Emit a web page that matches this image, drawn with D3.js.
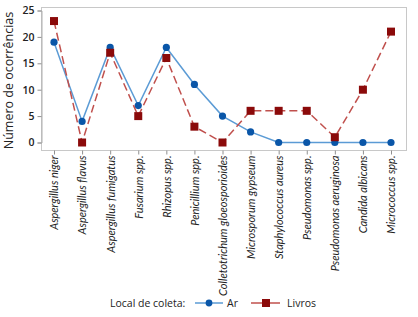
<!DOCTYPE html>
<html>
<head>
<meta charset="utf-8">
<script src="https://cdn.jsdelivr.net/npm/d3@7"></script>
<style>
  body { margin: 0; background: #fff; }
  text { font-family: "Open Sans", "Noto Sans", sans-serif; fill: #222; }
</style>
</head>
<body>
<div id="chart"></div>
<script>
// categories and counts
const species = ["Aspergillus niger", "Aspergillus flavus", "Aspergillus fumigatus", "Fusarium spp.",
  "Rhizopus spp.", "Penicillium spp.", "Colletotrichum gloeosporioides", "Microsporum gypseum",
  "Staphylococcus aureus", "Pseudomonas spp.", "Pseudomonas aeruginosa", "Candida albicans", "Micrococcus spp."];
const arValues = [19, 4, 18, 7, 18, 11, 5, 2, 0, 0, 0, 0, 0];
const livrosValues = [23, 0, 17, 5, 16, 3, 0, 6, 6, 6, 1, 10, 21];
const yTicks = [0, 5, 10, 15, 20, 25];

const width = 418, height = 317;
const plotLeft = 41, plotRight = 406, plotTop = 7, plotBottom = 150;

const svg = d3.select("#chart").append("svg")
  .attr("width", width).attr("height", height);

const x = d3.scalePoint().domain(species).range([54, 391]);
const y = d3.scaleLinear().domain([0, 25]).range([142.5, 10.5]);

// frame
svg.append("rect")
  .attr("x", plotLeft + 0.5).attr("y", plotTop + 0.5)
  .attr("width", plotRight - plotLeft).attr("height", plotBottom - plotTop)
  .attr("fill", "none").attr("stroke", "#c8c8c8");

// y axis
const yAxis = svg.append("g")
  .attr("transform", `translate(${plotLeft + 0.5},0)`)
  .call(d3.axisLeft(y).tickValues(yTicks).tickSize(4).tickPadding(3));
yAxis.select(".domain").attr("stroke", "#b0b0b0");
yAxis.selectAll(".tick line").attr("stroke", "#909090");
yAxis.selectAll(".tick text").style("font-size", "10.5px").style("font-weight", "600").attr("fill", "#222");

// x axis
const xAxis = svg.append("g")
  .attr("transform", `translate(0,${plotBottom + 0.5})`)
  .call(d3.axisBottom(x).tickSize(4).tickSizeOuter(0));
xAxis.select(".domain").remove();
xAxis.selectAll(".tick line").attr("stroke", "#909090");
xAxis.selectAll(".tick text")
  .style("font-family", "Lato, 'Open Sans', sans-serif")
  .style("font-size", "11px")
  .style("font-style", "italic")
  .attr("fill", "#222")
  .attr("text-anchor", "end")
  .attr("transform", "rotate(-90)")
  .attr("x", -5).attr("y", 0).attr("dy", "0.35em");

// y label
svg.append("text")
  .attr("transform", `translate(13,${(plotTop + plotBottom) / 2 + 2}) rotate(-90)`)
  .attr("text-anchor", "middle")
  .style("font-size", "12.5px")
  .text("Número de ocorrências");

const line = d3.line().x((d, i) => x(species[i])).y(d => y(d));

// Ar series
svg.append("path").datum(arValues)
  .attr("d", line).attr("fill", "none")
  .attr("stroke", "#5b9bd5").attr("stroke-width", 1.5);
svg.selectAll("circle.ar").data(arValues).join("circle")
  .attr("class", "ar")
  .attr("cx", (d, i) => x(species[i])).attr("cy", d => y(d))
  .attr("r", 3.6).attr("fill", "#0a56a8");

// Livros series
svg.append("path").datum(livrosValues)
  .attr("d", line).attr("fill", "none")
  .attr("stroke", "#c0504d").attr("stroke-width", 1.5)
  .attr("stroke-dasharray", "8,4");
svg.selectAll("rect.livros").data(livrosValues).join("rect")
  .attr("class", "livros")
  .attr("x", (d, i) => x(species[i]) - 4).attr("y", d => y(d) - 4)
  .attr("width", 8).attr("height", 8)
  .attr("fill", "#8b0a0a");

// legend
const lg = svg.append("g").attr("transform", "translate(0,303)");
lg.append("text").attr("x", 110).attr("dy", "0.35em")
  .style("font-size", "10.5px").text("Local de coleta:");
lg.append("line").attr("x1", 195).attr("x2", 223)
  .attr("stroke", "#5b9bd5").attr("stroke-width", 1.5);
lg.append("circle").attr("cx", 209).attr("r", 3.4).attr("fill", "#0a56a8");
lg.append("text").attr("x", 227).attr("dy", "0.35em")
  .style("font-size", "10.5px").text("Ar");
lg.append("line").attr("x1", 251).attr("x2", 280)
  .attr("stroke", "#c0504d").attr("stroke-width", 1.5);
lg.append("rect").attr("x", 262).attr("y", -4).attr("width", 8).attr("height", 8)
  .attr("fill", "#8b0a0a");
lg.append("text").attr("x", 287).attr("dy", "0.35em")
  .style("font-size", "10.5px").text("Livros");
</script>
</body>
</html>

---

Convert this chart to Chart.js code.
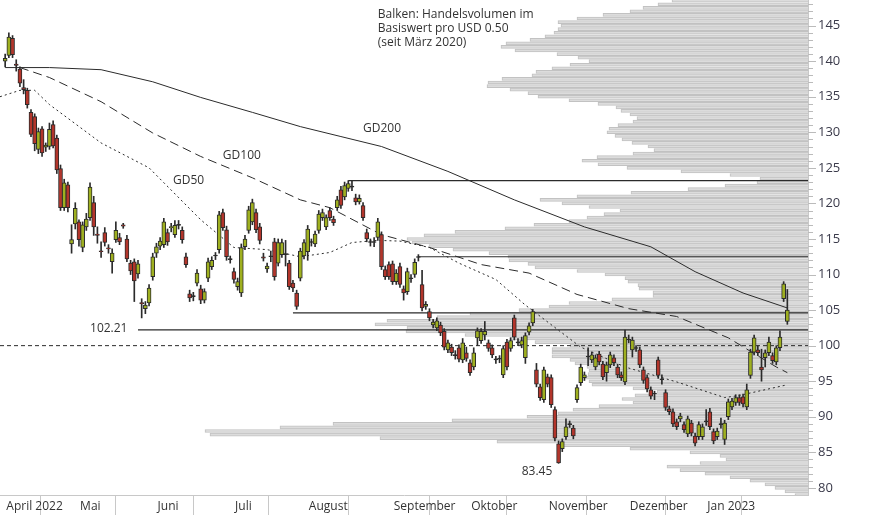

---

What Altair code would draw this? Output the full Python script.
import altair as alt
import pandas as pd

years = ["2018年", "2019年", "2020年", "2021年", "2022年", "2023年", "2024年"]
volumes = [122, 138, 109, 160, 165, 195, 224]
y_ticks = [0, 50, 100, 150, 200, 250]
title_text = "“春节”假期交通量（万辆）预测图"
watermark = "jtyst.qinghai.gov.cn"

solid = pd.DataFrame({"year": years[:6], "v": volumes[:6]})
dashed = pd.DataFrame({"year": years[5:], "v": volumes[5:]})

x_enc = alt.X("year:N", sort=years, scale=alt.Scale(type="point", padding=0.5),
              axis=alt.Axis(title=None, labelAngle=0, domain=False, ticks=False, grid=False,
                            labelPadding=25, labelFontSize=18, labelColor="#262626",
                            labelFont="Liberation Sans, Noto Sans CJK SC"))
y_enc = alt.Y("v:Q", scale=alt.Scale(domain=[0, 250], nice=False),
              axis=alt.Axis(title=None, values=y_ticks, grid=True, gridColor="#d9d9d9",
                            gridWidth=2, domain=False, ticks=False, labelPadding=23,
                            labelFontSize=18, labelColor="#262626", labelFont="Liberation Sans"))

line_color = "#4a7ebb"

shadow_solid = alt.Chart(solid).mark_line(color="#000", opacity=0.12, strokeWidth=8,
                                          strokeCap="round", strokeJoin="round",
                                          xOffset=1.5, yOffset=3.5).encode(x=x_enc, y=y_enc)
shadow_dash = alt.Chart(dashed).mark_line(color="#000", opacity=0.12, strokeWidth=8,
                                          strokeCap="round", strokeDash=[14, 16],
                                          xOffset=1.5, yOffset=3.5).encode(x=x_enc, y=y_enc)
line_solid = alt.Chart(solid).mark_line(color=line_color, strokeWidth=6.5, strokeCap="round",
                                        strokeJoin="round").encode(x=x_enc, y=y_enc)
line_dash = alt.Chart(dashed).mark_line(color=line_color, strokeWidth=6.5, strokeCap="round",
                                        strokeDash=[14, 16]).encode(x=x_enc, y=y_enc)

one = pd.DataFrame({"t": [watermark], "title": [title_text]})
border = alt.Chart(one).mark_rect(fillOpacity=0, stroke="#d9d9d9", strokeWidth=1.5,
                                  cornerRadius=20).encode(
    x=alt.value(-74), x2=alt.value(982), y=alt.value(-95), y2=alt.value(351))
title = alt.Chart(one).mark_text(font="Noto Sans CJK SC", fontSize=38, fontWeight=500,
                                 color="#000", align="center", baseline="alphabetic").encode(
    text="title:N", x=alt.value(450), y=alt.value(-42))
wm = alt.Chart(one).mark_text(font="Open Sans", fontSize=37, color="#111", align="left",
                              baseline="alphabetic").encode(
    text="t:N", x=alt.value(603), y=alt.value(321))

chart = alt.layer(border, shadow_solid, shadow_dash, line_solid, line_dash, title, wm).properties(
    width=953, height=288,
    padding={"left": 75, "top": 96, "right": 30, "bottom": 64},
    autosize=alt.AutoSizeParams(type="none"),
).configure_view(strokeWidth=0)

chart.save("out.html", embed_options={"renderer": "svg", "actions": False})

Job:
Pull every line containing "script" out of the data above.

Correct result:
<script src="https://cdn.jsdelivr.net/npm/d3@7"></script>
<script>
</script>
What Altair code would draw this? Output the full Python script.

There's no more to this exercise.